== Information shown ==
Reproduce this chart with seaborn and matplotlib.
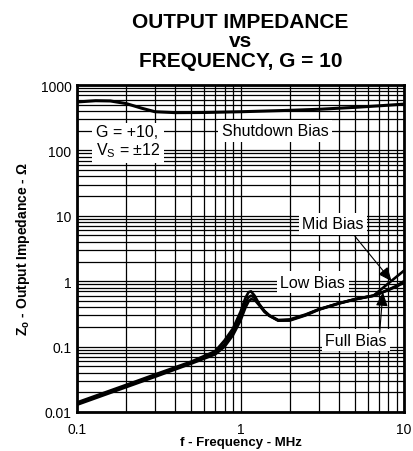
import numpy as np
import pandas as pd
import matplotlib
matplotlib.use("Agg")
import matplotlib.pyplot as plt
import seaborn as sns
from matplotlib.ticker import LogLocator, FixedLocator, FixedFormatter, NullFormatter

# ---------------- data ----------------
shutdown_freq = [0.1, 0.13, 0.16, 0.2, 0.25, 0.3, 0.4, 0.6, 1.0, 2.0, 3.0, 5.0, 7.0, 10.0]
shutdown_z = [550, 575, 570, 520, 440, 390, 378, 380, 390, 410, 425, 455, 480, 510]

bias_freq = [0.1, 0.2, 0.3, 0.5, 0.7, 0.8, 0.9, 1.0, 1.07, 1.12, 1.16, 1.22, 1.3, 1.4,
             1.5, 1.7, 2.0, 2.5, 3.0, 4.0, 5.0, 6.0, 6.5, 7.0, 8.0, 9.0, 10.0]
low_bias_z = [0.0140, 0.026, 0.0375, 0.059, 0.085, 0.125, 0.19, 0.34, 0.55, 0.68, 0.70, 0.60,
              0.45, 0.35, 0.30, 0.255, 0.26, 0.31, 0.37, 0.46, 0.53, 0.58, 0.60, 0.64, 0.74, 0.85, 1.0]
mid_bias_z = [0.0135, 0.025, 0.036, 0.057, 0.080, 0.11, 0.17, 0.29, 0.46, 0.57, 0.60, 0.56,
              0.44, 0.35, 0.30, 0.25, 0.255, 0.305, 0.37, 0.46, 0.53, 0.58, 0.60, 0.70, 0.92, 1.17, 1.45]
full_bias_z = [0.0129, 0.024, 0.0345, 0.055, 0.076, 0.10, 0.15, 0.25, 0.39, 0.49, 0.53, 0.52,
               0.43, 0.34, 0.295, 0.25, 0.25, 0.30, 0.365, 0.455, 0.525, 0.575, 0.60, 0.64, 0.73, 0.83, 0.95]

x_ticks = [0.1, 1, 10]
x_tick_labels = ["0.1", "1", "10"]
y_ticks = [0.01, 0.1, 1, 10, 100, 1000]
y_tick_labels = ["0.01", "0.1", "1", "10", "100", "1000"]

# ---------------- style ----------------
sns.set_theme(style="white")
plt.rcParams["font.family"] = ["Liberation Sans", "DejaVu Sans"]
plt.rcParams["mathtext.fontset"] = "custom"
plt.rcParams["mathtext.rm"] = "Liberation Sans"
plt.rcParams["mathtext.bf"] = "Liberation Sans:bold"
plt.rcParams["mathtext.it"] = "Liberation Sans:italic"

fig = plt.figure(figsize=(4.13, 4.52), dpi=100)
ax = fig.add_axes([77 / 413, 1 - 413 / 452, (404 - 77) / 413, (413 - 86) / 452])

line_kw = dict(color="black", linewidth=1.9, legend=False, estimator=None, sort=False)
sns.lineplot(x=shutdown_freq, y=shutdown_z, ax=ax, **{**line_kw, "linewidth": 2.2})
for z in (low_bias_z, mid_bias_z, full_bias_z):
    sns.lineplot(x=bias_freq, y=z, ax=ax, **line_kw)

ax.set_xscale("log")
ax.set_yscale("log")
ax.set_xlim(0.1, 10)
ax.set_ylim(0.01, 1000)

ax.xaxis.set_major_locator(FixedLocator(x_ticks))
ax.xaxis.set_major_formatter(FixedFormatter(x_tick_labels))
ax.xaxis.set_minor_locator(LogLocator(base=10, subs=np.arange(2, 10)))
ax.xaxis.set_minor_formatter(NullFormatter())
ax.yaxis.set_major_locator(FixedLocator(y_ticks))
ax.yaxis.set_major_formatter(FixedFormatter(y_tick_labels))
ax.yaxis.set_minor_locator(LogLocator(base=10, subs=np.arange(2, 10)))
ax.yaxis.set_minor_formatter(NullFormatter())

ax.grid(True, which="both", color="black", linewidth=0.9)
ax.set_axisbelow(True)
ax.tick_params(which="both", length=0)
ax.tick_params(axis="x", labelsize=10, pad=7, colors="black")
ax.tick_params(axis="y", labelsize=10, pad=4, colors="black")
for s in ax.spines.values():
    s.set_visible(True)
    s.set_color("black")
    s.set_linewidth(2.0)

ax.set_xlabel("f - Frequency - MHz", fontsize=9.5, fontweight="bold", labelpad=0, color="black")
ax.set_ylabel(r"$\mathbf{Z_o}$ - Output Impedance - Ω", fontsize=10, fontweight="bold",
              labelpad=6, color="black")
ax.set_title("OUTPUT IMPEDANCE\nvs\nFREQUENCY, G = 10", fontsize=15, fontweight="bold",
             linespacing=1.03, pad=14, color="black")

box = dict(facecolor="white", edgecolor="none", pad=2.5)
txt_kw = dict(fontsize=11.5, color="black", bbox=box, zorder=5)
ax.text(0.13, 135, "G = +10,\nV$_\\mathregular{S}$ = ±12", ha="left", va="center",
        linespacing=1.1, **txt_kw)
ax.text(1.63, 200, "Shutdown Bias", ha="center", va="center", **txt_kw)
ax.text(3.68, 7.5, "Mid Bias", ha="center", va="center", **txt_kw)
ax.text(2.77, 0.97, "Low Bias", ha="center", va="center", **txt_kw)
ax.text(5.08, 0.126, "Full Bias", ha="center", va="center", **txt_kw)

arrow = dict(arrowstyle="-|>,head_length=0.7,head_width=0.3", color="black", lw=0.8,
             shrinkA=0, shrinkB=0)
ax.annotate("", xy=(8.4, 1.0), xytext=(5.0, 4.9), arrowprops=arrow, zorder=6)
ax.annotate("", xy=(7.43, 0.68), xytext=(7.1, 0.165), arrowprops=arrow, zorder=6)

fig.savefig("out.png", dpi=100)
--
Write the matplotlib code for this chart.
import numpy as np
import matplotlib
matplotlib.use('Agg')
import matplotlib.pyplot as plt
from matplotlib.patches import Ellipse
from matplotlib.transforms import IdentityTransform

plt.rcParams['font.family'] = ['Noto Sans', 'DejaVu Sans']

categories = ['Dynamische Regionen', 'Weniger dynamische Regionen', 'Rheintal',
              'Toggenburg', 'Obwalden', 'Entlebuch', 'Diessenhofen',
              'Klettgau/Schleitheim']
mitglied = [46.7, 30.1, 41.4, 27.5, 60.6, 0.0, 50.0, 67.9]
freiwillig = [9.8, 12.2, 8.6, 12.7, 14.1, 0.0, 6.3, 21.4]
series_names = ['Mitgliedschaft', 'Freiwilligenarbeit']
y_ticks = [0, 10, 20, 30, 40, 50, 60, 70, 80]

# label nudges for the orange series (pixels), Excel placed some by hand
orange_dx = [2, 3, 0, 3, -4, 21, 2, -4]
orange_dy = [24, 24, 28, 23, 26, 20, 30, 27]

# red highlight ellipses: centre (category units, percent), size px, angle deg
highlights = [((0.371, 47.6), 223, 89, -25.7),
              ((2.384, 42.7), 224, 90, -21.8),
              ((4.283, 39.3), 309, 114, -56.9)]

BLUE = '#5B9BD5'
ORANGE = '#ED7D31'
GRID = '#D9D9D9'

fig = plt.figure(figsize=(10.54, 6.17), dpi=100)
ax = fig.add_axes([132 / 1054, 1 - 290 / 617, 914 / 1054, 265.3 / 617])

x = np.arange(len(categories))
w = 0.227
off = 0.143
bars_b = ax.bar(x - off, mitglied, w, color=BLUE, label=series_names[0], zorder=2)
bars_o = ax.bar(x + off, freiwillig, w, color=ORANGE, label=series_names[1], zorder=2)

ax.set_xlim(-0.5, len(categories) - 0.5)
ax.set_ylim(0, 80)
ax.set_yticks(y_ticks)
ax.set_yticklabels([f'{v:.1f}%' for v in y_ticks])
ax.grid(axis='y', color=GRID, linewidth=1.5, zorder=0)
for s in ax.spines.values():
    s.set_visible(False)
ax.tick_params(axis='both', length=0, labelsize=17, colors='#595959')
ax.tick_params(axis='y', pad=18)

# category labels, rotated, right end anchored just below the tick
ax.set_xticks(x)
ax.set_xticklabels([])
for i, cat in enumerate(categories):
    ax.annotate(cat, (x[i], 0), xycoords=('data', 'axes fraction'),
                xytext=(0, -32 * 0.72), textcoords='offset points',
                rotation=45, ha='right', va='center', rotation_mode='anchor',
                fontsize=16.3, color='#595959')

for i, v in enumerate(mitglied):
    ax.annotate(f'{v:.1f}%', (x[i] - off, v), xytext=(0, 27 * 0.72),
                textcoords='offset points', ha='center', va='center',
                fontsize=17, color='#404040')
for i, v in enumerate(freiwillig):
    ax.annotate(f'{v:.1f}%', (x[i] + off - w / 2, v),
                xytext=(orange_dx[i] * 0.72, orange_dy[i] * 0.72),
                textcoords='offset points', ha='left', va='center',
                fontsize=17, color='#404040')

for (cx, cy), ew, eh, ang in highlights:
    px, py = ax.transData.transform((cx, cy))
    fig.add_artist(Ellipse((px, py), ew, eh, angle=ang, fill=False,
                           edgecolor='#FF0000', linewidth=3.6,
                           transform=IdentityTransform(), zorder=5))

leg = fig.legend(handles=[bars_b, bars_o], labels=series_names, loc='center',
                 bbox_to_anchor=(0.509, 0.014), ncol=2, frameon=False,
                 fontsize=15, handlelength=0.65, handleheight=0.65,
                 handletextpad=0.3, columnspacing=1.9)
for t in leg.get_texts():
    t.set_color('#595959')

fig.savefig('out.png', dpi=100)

== Given instruction ==
Go back over the listing above and copy exactly the lines that begin at the line with "Write the matplotlib code for this chart." and stop after the line with "plt.rcParams['font.family'] = ['Noto"; leave out every other line.

== Exercise result ==
Write the matplotlib code for this chart.
import numpy as np
import matplotlib
matplotlib.use('Agg')
import matplotlib.pyplot as plt
from matplotlib.patches import Ellipse
from matplotlib.transforms import IdentityTransform

plt.rcParams['font.family'] = ['Noto Sans', 'DejaVu Sans']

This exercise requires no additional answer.